Yes, premature withdrawal before the full term of a fixed deposit (FD) reduces the total earnings on the investment. This happens due to the following reasons:

  1. Penalty Charges: Financial institutions impose penalty charges on interest earnings for early FD withdrawals. Depending on the closure period, a penalty may be applicable.
  2. Loss of Compounding Benefit: When you keep your money in the FD for the full time, you earn interest on both your original money and the interest already paid (this is called compounding). Taking out money early stops this extra interest from growing.
  3. Foregone Promised Returns: FD returns are highest at maturity. Withdrawing early causes loss of returns already committed for longer tenures.
  4. Reinvestment Uncertainty: There is uncertainty about whether the withdrawn money can earn similar returns when reinvested in other financial products in volatile scenarios.

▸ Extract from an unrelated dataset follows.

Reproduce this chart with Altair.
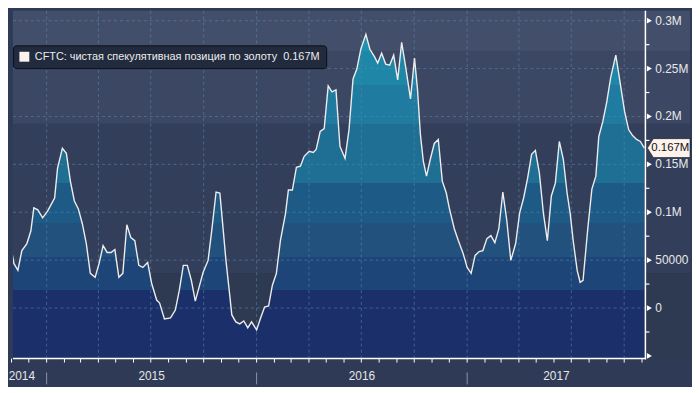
import altair as alt
import pandas as pd

# ---------------- data ----------------
dates_dec = [
    2014.802, 2014.811, 2014.825, 2014.844, 2014.863, 2014.882, 2014.906, 2014.925, 2014.939, 2014.958,
    2014.981, 2015.005, 2015.038, 2015.052, 2015.075, 2015.094, 2015.113, 2015.132, 2015.151, 2015.170,
    2015.189, 2015.208, 2015.231, 2015.250, 2015.269, 2015.288, 2015.307, 2015.325, 2015.344, 2015.363,
    2015.382, 2015.401, 2015.420, 2015.439, 2015.458, 2015.481, 2015.500, 2015.524, 2015.538, 2015.561,
    2015.590, 2015.613, 2015.632, 2015.651, 2015.670, 2015.689, 2015.708, 2015.745, 2015.769, 2015.788,
    2015.807, 2015.825, 2015.840, 2015.854, 2015.873, 2015.882, 2015.901, 2015.920, 2015.939, 2015.958,
    2015.976, 2016.000, 2016.019, 2016.038, 2016.057, 2016.075, 2016.094, 2016.113, 2016.137, 2016.151,
    2016.170, 2016.189, 2016.208, 2016.226, 2016.250, 2016.269, 2016.283, 2016.302, 2016.321, 2016.340,
    2016.358, 2016.377, 2016.396, 2016.420, 2016.439, 2016.458, 2016.476, 2016.495, 2016.519, 2016.538,
    2016.561, 2016.575, 2016.594, 2016.613, 2016.632, 2016.651, 2016.670, 2016.689, 2016.708, 2016.731,
    2016.750, 2016.764, 2016.778, 2016.792, 2016.807, 2016.825, 2016.844, 2016.863, 2016.882, 2016.901,
    2016.915, 2016.939, 2016.958, 2016.981, 2017.000, 2017.019, 2017.038, 2017.057, 2017.075, 2017.094,
    2017.113, 2017.132, 2017.151, 2017.170, 2017.189, 2017.208, 2017.231, 2017.250, 2017.269, 2017.288,
    2017.307, 2017.325, 2017.344, 2017.363, 2017.382, 2017.401, 2017.420, 2017.439, 2017.458, 2017.476,
    2017.491, 2017.505, 2017.524, 2017.538, 2017.552, 2017.575, 2017.594, 2017.613, 2017.627, 2017.646,
    2017.665, 2017.684, 2017.708, 2017.726, 2017.750, 2017.769, 2017.788, 2017.807, 2017.825, 2017.844,
]
values = [
    73500, 75600, 70400, 46600, 39300, 60000, 67300, 80700, 104600, 102500,
    94200, 101400, 114900, 146000, 166700, 161500, 132500, 111800, 103500, 88000,
    67300, 36200, 32100, 46600, 65200, 58000, 58000, 61100, 32100, 36200,
    87000, 73500, 70400, 44500, 42400, 47600, 25900, 8300, 5200, -11400,
    -10400, -2100, 18600, 44500, 44500, 29000, 7200, 37000, 49700, 83900,
    121100, 120100, 83900, 49700, 11400, -7200, -14500, -16600, -13500, -20700,
    -14500, -22800, -10400, 1000, 2100, 23800, 36200, 70400, 98300, 123200,
    123200, 147000, 148000, 158400, 163600, 162500, 165600, 184300, 187400, 231900,
    225700, 227700, 168700, 156300, 186300, 239100, 249500, 270200, 285700, 270200,
    261900, 255700, 266000, 254700, 253600, 264000, 238100, 277400, 251600, 218400,
    260900, 228800, 181200, 153200, 137700, 155300, 171800, 176000, 132500, 120100,
    104600, 82800, 70400, 56900, 42400, 36200, 54900, 59000, 60000, 72500,
    75600, 68300, 82800, 121100, 91100, 49700, 67300, 99400, 114900, 135600,
    160500, 164600, 140800, 99400, 70400, 117000, 130400, 173900, 155300, 120100,
    98300, 70400, 39300, 26900, 29000, 83900, 124200, 137700, 179100, 194600,
    215300, 241200, 264000, 239100, 205000, 186300, 180100, 176000, 173900, 167000,
]

series_name = "CFTC: чистая спекулятивная позиция по золоту\u00a0 0.167M"
last_label = "0.167M"
last_value = 167000

x_domain_dec = [2014.8396, 2017.849]
y_domain = [-52800, 310500]

# area colour bands (value thresholds, bottom -> top colours)
band_edges = [18600, 52800, 89000, 130400, 192500, 233000, 268000]
band_colors = ["#1b2f6b", "#1d4577", "#23517d", "#1d5a86", "#1f6e93",
               "#1f7b9f", "#1e86a6", "#2190b0"]

# background bands behind the plot
bg_lo = [-52800, 36200, 192500, 268000]
bg_hi = [36200, 192500, 268000, 310500]
bg_colors = ["#2e3a52", "#333f5a", "#3b4763", "#434f6a"]

y_tick_values = [-50000, 0, 50000, 100000, 150000, 200000, 250000, 300000]
y_tick_labels = ["", "0", "50000", "0.1M", "0.15M", "0.2M", "0.25M", "0.3M"]
y_minor_values = [-25000, 25000, 75000, 125000, 175000, 225000, 275000]
grid_values = [0, 50000, 100000, 150000, 200000, 250000, 300000]

year_labels = ["2014", "2015", "2016", "2017"]
year_label_pos = [2014.882, 2015.5, 2016.5, 2017.425]
year_starts = ["2015-01-01", "2016-01-01", "2017-01-01"]
quarter_starts = ["2015-01-01", "2015-04-01", "2015-07-01", "2015-10-01",
                  "2016-01-01", "2016-04-01", "2016-07-01", "2016-10-01",
                  "2017-01-01", "2017-04-01", "2017-07-01", "2017-10-01"]

FONT = "Liberation Sans"
W, H = 638, 351          # plot area
RIGHT = 683              # right edge of the whole chart
BOTTOM = 377             # bottom edge of the whole chart
GRID = "#5b8db3"


def dec_to_date(d):
    y = int(d // 1)
    s = pd.Timestamp(year=y, month=1, day=1)
    e = pd.Timestamp(year=y + 1, month=1, day=1)
    return s + (e - s) * (d - y)


df = pd.DataFrame({"date": [dec_to_date(d) for d in dates_dec],
                   "value": values,
                   "series": series_name})

xscale = alt.Scale(domain=[dec_to_date(x_domain_dec[0]).isoformat(),
                           dec_to_date(x_domain_dec[1]).isoformat()])
yscale = alt.Scale(domain=y_domain, nice=False, zero=False)

# gradient stops for banded area fill (relative to area bbox)
vmax = max(values)
vmin = y_domain[0]


def off(v):
    return (vmax - v) / (vmax - vmin)


edges_desc = sorted(band_edges, reverse=True)
colors_desc = band_colors[::-1]
stops = []
prev = 0.0
for i, c in enumerate(colors_desc):
    end = off(edges_desc[i]) if i < len(edges_desc) else 1.0
    end = min(max(end, 0.0), 1.0)
    stops.append(alt.GradientStop(offset=prev, color=c))
    stops.append(alt.GradientStop(offset=end, color=c))
    prev = end

grad = alt.LinearGradient(gradient="linear", stops=stops, x1=0, x2=0, y1=0, y2=1)

# ---------------- layers ----------------
bg_df = pd.DataFrame({"lo": bg_lo, "hi": bg_hi, "c": bg_colors})
bg = alt.Chart(bg_df).mark_rect(strokeWidth=0).encode(
    y=alt.Y("lo:Q", scale=yscale, axis=None),
    y2="hi:Q",
    x=alt.value(0),
    x2=alt.value(RIGHT),
    fill=alt.Fill("c:N", scale=None, legend=None),
)

area = alt.Chart(df).mark_area(clip=True, color=grad, interpolate="linear").encode(
    x=alt.X("date:T", scale=xscale, axis=None),
    y=alt.Y("value:Q", scale=yscale, axis=None),
    y2=alt.datum(y_domain[0]),
)

hgrid = alt.Chart(pd.DataFrame({"v": grid_values})).mark_rule(
    strokeDash=[3, 3], color=GRID, opacity=0.55, strokeWidth=1
).encode(y=alt.Y("v:Q", scale=yscale, axis=None), x=alt.value(0), x2=alt.value(W))

vgrid = alt.Chart(pd.DataFrame({"d": pd.to_datetime(quarter_starts)})).mark_rule(
    strokeDash=[3, 3], color=GRID, opacity=0.55, strokeWidth=1
).encode(x=alt.X("d:T", scale=xscale, axis=None), y=alt.value(0), y2=alt.value(H))

line = alt.Chart(df).mark_line(clip=True, strokeWidth=1.4).encode(
    x=alt.X("date:T", scale=xscale, axis=None),
    y=alt.Y("value:Q", scale=yscale, axis=None),
    color=alt.Color("series:N", scale=alt.Scale(range=["#ededed"]),
                    legend=alt.Legend(title=None, orient="none", legendX=0, legendY=35,
                                      symbolType="square", symbolSize=100,
                                      symbolFillColor="#fdf1ec", symbolStrokeColor="#fdf1ec",
                                      symbolStrokeWidth=0,
                                      labelColor="#ececec", labelFont=FONT, labelFontSize=11,
                                      labelOffset=5, labelLimit=600,
                                      fillColor="#222a3e", strokeColor="#0b0f18",
                                      cornerRadius=3, padding=6)),
)

# axis lines (drawn as marks)
ydomain = alt.Chart(pd.DataFrame({"v": [y_domain[0]]})).mark_rule(
    color="#ffffff", strokeWidth=1.5
).encode(x=alt.value(W), y=alt.value(0), y2=alt.value(H + 1))

xdomain = alt.Chart(pd.DataFrame({"v": [y_domain[0]]})).mark_rule(
    color="#ffffff", strokeWidth=1.5
).encode(y=alt.value(H), x=alt.value(0), x2=alt.value(W))

yminor = alt.Chart(pd.DataFrame({"v": y_minor_values})).mark_rule(
    color="#ffffff", strokeWidth=1.2
).encode(y=alt.Y("v:Q", scale=yscale, axis=None), x=alt.value(W), x2=alt.value(W + 4))

tri = alt.Chart(pd.DataFrame({"v": y_tick_values})).mark_point(
    shape="triangle-right", filled=True, color="#ffffff", size=34, opacity=1
).encode(y=alt.Y("v:Q", scale=yscale, axis=None), x=alt.value(W + 4))

ylab = alt.Chart(pd.DataFrame({"v": y_tick_values, "t": y_tick_labels})).mark_text(
    align="left", baseline="middle", font=FONT, fontSize=12, color="#e8e8e8"
).encode(y=alt.Y("v:Q", scale=yscale, axis=None), x=alt.value(W + 10), text="t:N")

# current-value tag (arrow box) from W+2 to RIGHT
tag_w = RIGHT - (W + 2)
half = tag_w / 2
hh = 9.5 / half
ab = -1 + 6 / half
tag_path = f"M -1 0 L {ab:.3f} {-hh:.3f} L 1 {-hh:.3f} L 1 {hh:.3f} L {ab:.3f} {hh:.3f} Z"
tag_df = pd.DataFrame({"v": [last_value], "t": [last_label]})
tag = alt.Chart(tag_df).mark_point(
    shape=tag_path, filled=True, fill="#fdf3ec", stroke="#1a1a1a", strokeWidth=0.6,
    size=tag_w * tag_w, opacity=1
).encode(y=alt.Y("v:Q", scale=yscale, axis=None), x=alt.value(W + 2 + half))

tag_text = alt.Chart(tag_df).mark_text(
    align="left", baseline="middle", font=FONT, fontSize=11.5, color="#111111"
).encode(y=alt.Y("v:Q", scale=yscale, axis=None), x=alt.value(W + 6), text="t:N")

months = pd.date_range("2014-11-01", "2017-11-01", freq="MS")
mticks = alt.Chart(pd.DataFrame({"d": months})).mark_rule(color="#ffffff", strokeWidth=1).encode(
    x=alt.X("d:T", scale=xscale, axis=None), y=alt.value(H), y2=alt.value(H + 4))

seps = alt.Chart(pd.DataFrame({"d": pd.to_datetime(year_starts)})).mark_rule(
    color="#8a93a6", strokeWidth=1
).encode(x=alt.X("d:T", scale=xscale, axis=None), y=alt.value(H + 14), y2=alt.value(BOTTOM))

ytext = alt.Chart(pd.DataFrame({"d": [dec_to_date(p) for p in year_label_pos],
                                "t": year_labels})).mark_text(
    align="center", baseline="middle", font=FONT, fontSize=12, color="#e6e6e6"
).encode(x=alt.X("d:T", scale=xscale, axis=None), y=alt.value(H + 18), text="t:N")

chart = alt.layer(bg, area, hgrid, vgrid, line, ydomain, xdomain, yminor, tri, ylab,
                  tag, tag_text, mticks, seps, ytext).properties(
    width=W, height=H, padding=0, background="#2f3b56"
).configure_view(stroke=None)

chart.save("out.html", embed_options={"renderer": "svg", "actions": False})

Thus, multiple factors like penalty, lost interest, foregone promised yields, etc., lead to a definite reduction in overall gains that would have accrued if the FD was maintained for the full tenure originally opted for by the depositor.

Do keep in mind that while financial institutions may offer the flexibility of loans against fixed deposits, premature withdrawal before the minimum lock-in period of 3 months is generally not permitted and even after that, it significantly reduces your total earnings.